* _Work to do_: Copy all the entries below exactly, but not the pictures.

* _Provided material_:
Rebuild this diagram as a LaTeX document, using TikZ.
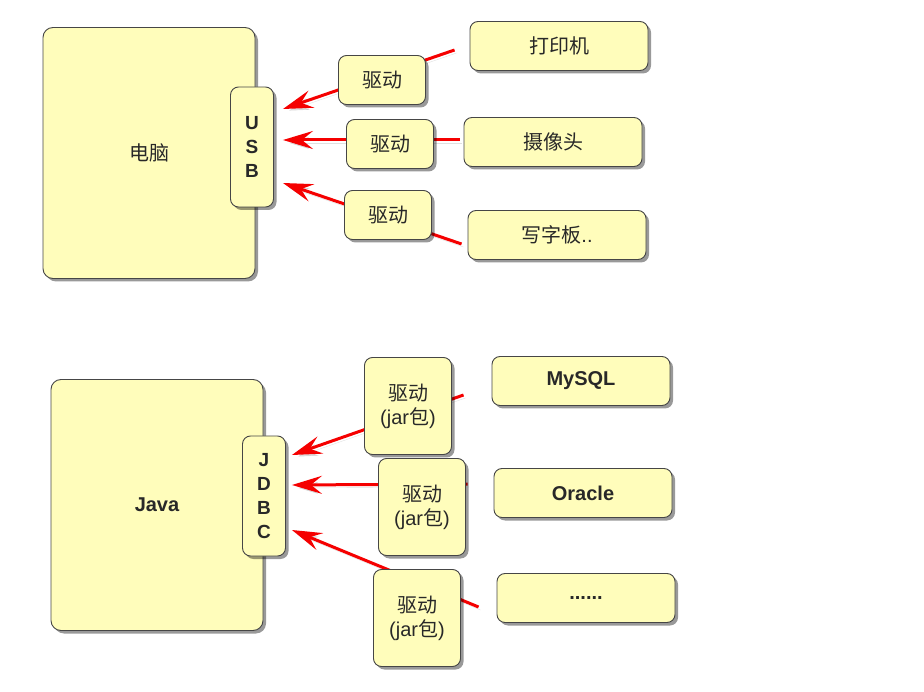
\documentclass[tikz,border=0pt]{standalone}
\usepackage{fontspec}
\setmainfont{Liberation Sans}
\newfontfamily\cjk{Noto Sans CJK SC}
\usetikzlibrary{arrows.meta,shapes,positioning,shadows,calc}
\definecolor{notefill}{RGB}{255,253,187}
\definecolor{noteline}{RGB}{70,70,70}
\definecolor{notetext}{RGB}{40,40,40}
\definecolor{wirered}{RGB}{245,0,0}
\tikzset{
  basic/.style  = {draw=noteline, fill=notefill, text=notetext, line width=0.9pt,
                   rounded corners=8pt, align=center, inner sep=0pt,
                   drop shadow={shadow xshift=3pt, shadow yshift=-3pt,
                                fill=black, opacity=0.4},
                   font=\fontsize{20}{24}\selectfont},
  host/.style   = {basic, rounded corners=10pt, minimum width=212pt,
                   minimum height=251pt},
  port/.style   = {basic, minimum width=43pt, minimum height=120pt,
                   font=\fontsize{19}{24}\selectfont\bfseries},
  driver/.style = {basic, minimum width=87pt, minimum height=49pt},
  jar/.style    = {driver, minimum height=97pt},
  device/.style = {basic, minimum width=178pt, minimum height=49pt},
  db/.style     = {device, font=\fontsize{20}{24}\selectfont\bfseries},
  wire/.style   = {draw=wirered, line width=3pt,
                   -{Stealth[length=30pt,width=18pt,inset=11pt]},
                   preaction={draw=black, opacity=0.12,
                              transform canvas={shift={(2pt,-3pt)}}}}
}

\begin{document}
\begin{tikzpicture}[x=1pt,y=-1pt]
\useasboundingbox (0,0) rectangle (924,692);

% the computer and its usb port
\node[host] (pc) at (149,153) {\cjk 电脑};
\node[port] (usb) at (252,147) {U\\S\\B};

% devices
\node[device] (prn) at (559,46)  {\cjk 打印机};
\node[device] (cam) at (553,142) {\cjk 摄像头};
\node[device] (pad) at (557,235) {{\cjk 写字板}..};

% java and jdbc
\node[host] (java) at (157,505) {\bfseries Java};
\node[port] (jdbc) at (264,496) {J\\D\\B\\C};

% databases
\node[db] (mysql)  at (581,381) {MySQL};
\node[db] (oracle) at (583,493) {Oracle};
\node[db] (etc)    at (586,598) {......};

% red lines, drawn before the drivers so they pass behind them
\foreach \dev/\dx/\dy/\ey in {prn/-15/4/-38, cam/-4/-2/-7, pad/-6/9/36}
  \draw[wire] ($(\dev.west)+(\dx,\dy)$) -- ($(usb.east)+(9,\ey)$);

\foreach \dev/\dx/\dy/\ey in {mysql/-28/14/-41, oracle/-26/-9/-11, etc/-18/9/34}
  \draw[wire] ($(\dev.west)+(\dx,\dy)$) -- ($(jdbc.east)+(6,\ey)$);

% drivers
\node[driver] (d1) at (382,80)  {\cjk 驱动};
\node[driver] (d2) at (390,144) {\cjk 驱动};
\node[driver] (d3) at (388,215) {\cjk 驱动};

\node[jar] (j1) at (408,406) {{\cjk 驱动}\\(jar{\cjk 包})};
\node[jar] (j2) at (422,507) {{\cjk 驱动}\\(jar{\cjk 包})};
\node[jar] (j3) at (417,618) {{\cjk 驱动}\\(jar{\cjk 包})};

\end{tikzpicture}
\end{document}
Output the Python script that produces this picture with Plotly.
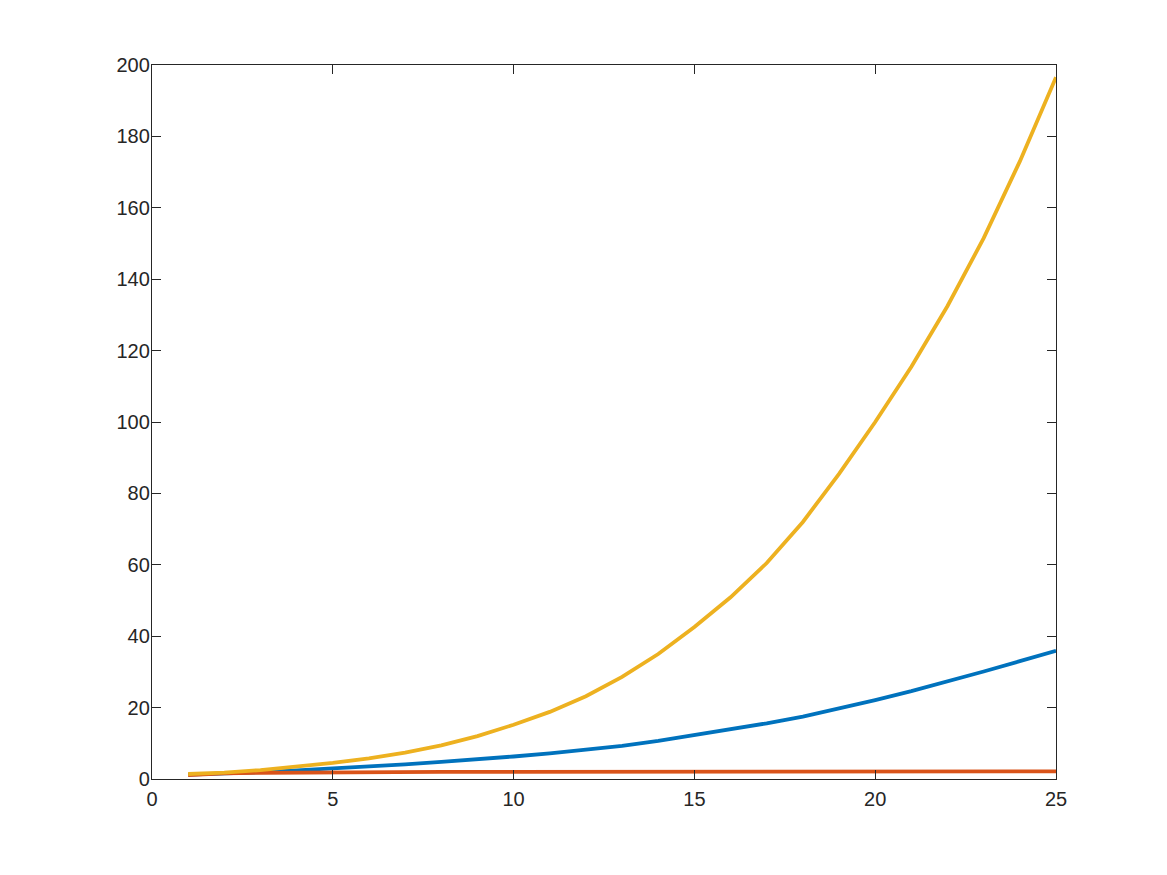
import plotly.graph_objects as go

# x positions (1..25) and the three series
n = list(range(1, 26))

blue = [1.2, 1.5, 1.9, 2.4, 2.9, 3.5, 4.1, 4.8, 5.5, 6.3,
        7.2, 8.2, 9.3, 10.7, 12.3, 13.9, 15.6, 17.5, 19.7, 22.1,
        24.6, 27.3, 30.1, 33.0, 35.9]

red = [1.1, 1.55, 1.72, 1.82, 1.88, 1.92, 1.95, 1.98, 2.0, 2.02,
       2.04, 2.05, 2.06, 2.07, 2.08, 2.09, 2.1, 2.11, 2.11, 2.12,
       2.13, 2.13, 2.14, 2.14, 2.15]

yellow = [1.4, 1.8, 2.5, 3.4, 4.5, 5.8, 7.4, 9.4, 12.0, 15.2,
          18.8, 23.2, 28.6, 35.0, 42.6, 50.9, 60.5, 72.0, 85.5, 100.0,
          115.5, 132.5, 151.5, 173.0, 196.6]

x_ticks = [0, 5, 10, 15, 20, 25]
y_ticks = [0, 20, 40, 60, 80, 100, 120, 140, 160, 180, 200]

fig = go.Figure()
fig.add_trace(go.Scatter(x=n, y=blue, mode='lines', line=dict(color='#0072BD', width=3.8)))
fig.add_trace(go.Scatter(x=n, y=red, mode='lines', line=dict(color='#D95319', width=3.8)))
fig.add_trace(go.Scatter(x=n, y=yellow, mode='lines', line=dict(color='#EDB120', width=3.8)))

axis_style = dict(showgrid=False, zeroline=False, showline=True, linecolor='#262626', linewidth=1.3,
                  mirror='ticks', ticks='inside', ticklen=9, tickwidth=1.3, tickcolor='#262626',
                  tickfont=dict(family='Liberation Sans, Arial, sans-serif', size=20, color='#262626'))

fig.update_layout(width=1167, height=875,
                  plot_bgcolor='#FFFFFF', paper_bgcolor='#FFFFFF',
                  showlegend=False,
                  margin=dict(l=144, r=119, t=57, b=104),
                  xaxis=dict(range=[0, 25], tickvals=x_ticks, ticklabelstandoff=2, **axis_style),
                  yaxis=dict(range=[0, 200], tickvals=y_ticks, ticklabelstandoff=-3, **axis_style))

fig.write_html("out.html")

* _Answer below_:
Rebuild this diagram as a LaTeX document, using TikZ.
\documentclass[tikz,border=0pt]{standalone}
\usepackage{fontspec}
\setmainfont{Liberation Sans}
\newfontfamily\cjk{Noto Sans CJK SC}
\usetikzlibrary{arrows.meta,shapes,positioning,shadows,calc}
\definecolor{notefill}{RGB}{255,253,187}
\definecolor{noteline}{RGB}{70,70,70}
\definecolor{notetext}{RGB}{40,40,40}
\definecolor{wirered}{RGB}{245,0,0}
\tikzset{
  basic/.style  = {draw=noteline, fill=notefill, text=notetext, line width=0.9pt,
                   rounded corners=8pt, align=center, inner sep=0pt,
                   drop shadow={shadow xshift=3pt, shadow yshift=-3pt,
                                fill=black, opacity=0.4},
                   font=\fontsize{20}{24}\selectfont},
  host/.style   = {basic, rounded corners=10pt, minimum width=212pt,
                   minimum height=251pt},
  port/.style   = {basic, minimum width=43pt, minimum height=120pt,
                   font=\fontsize{19}{24}\selectfont\bfseries},
  driver/.style = {basic, minimum width=87pt, minimum height=49pt},
  jar/.style    = {driver, minimum height=97pt},
  device/.style = {basic, minimum width=178pt, minimum height=49pt},
  db/.style     = {device, font=\fontsize{20}{24}\selectfont\bfseries},
  wire/.style   = {draw=wirered, line width=3pt,
                   -{Stealth[length=30pt,width=18pt,inset=11pt]},
                   preaction={draw=black, opacity=0.12,
                              transform canvas={shift={(2pt,-3pt)}}}}
}

\begin{document}
\begin{tikzpicture}[x=1pt,y=-1pt]
\useasboundingbox (0,0) rectangle (924,692);

% the computer and its usb port
\node[host] (pc) at (149,153) {\cjk 电脑};
\node[port] (usb) at (252,147) {U\\S\\B};

% devices
\node[device] (prn) at (559,46)  {\cjk 打印机};
\node[device] (cam) at (553,142) {\cjk 摄像头};
\node[device] (pad) at (557,235) {{\cjk 写字板}..};

% java and jdbc
\node[host] (java) at (157,505) {\bfseries Java};
\node[port] (jdbc) at (264,496) {J\\D\\B\\C};

% databases
\node[db] (mysql)  at (581,381) {MySQL};
\node[db] (oracle) at (583,493) {Oracle};
\node[db] (etc)    at (586,598) {......};

% red lines, drawn before the drivers so they pass behind them
\foreach \dev/\dx/\dy/\ey in {prn/-15/4/-38, cam/-4/-2/-7, pad/-6/9/36}
  \draw[wire] ($(\dev.west)+(\dx,\dy)$) -- ($(usb.east)+(9,\ey)$);

\foreach \dev/\dx/\dy/\ey in {mysql/-28/14/-41, oracle/-26/-9/-11, etc/-18/9/34}
  \draw[wire] ($(\dev.west)+(\dx,\dy)$) -- ($(jdbc.east)+(6,\ey)$);

% drivers
\node[driver] (d1) at (382,80)  {\cjk 驱动};
\node[driver] (d2) at (390,144) {\cjk 驱动};
\node[driver] (d3) at (388,215) {\cjk 驱动};

\node[jar] (j1) at (408,406) {{\cjk 驱动}\\(jar{\cjk 包})};
\node[jar] (j2) at (422,507) {{\cjk 驱动}\\(jar{\cjk 包})};
\node[jar] (j3) at (417,618) {{\cjk 驱动}\\(jar{\cjk 包})};

\end{tikzpicture}
\end{document}
Output the Python script that produces this picture with Plotly.
import plotly.graph_objects as go

# x positions (1..25) and the three series
n = list(range(1, 26))

blue = [1.2, 1.5, 1.9, 2.4, 2.9, 3.5, 4.1, 4.8, 5.5, 6.3,
        7.2, 8.2, 9.3, 10.7, 12.3, 13.9, 15.6, 17.5, 19.7, 22.1,
        24.6, 27.3, 30.1, 33.0, 35.9]

red = [1.1, 1.55, 1.72, 1.82, 1.88, 1.92, 1.95, 1.98, 2.0, 2.02,
       2.04, 2.05, 2.06, 2.07, 2.08, 2.09, 2.1, 2.11, 2.11, 2.12,
       2.13, 2.13, 2.14, 2.14, 2.15]

yellow = [1.4, 1.8, 2.5, 3.4, 4.5, 5.8, 7.4, 9.4, 12.0, 15.2,
          18.8, 23.2, 28.6, 35.0, 42.6, 50.9, 60.5, 72.0, 85.5, 100.0,
          115.5, 132.5, 151.5, 173.0, 196.6]

x_ticks = [0, 5, 10, 15, 20, 25]
y_ticks = [0, 20, 40, 60, 80, 100, 120, 140, 160, 180, 200]

fig = go.Figure()
fig.add_trace(go.Scatter(x=n, y=blue, mode='lines', line=dict(color='#0072BD', width=3.8)))
fig.add_trace(go.Scatter(x=n, y=red, mode='lines', line=dict(color='#D95319', width=3.8)))
fig.add_trace(go.Scatter(x=n, y=yellow, mode='lines', line=dict(color='#EDB120', width=3.8)))

axis_style = dict(showgrid=False, zeroline=False, showline=True, linecolor='#262626', linewidth=1.3,
                  mirror='ticks', ticks='inside', ticklen=9, tickwidth=1.3, tickcolor='#262626',
                  tickfont=dict(family='Liberation Sans, Arial, sans-serif', size=20, color='#262626'))

fig.update_layout(width=1167, height=875,
                  plot_bgcolor='#FFFFFF', paper_bgcolor='#FFFFFF',
                  showlegend=False,
                  margin=dict(l=144, r=119, t=57, b=104),
                  xaxis=dict(range=[0, 25], tickvals=x_ticks, ticklabelstandoff=2, **axis_style),
                  yaxis=dict(range=[0, 200], tickvals=y_ticks, ticklabelstandoff=-3, **axis_style))

fig.write_html("out.html")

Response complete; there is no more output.